Watching the milling around, the twiddling of fingers, the dead space sucking the energy out of the game as the players and fans wait for the debate to be resolved takes on the appearance of doctor’s waiting room, all keyed up and nothing to do but to mark the slowness of time. Then, after all the fussing, conjecturing, video vexing, and debate, the conclusion is most often … inconclusive.
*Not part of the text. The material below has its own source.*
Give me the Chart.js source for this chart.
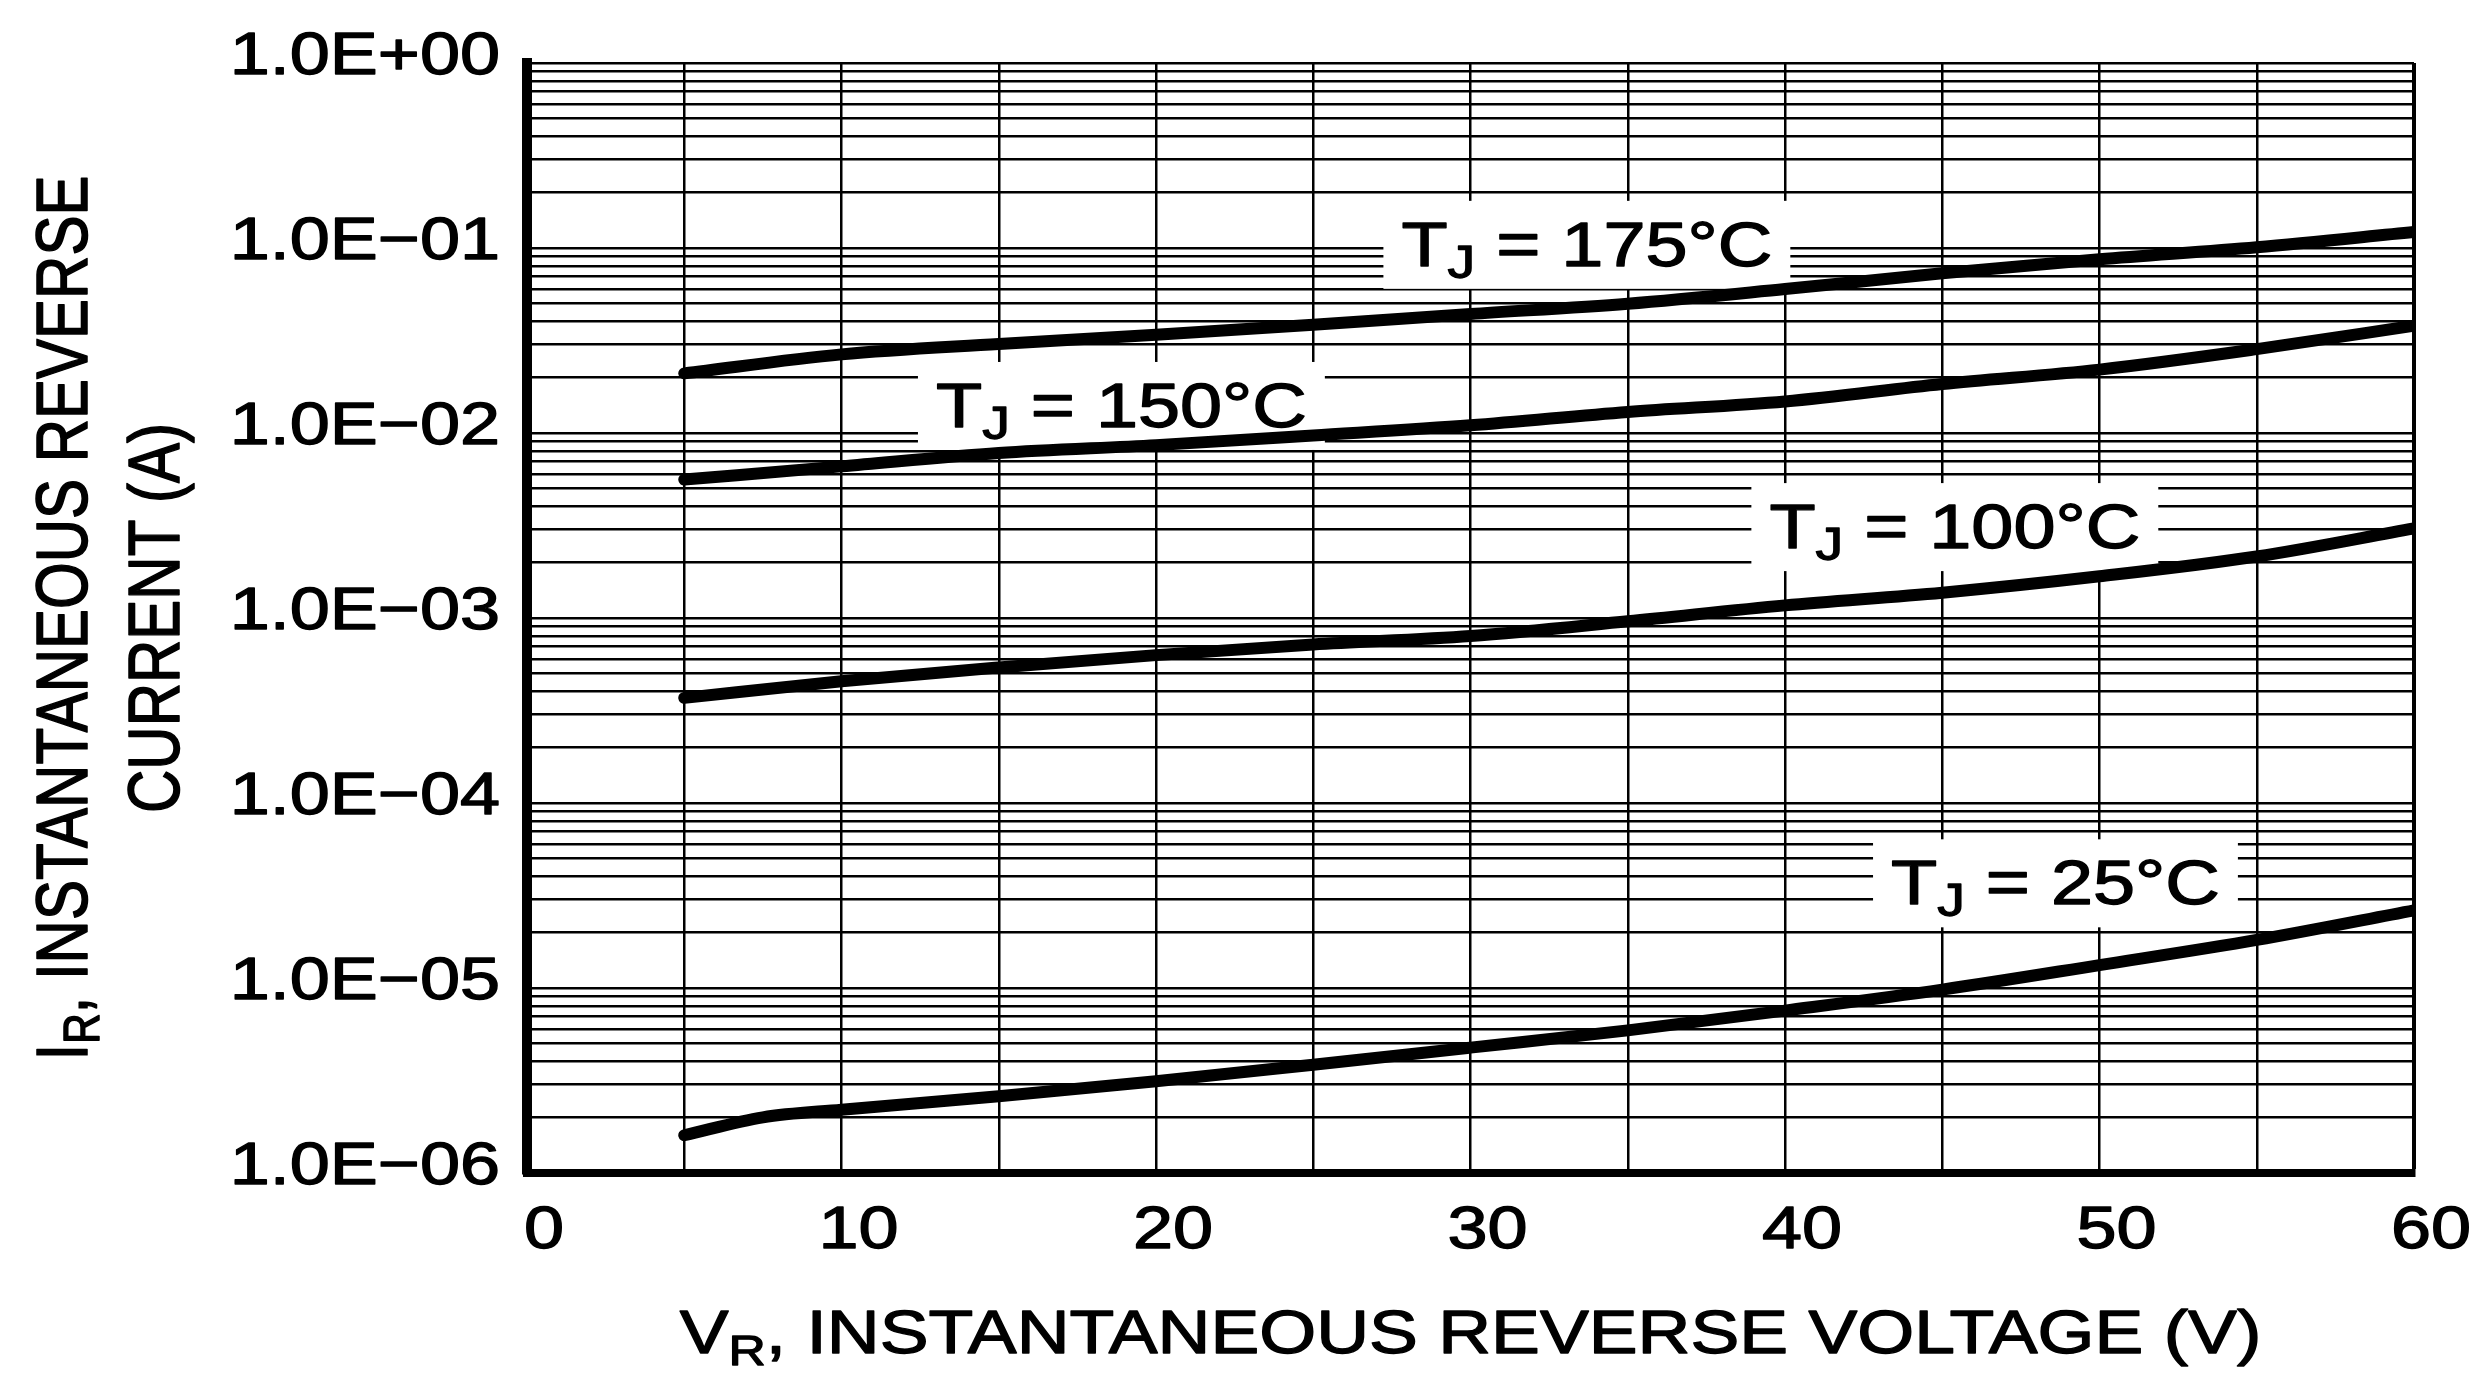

It’s a metaphor for life, isn’t it? As much as we’d like to nail down the details, cover the contingencies, have a definitive answer, account for unforeseen circumstances, consider unintended consequences, and form the flawless rule, we rarely achieve it. While we like the symmetry of either/or, right/wrong, guilty/innocent, complete/incomplete, most often we live in the reality of it depends. As much as we seek to avoid it, we eventually confront the exception to the rule. Jesus understood this fatal flaw of human desire. For Jesus, the one exception-less, unassailable rule was love. What does love require? It is the question that applies to everyone in every situation and eclipses every rule. What does love require? Your lamb falls into a pit, but it’s the Sabbath. What does love require? The direct order is given, but following it will inflict great harm on the innocent. What does love require? The policy forbids giving aid, but disobeying it will preserve life. What does love require?
Rules remain important, imperative even, but they are never fail-safe. Law without love is the opposite of grace. What does love require?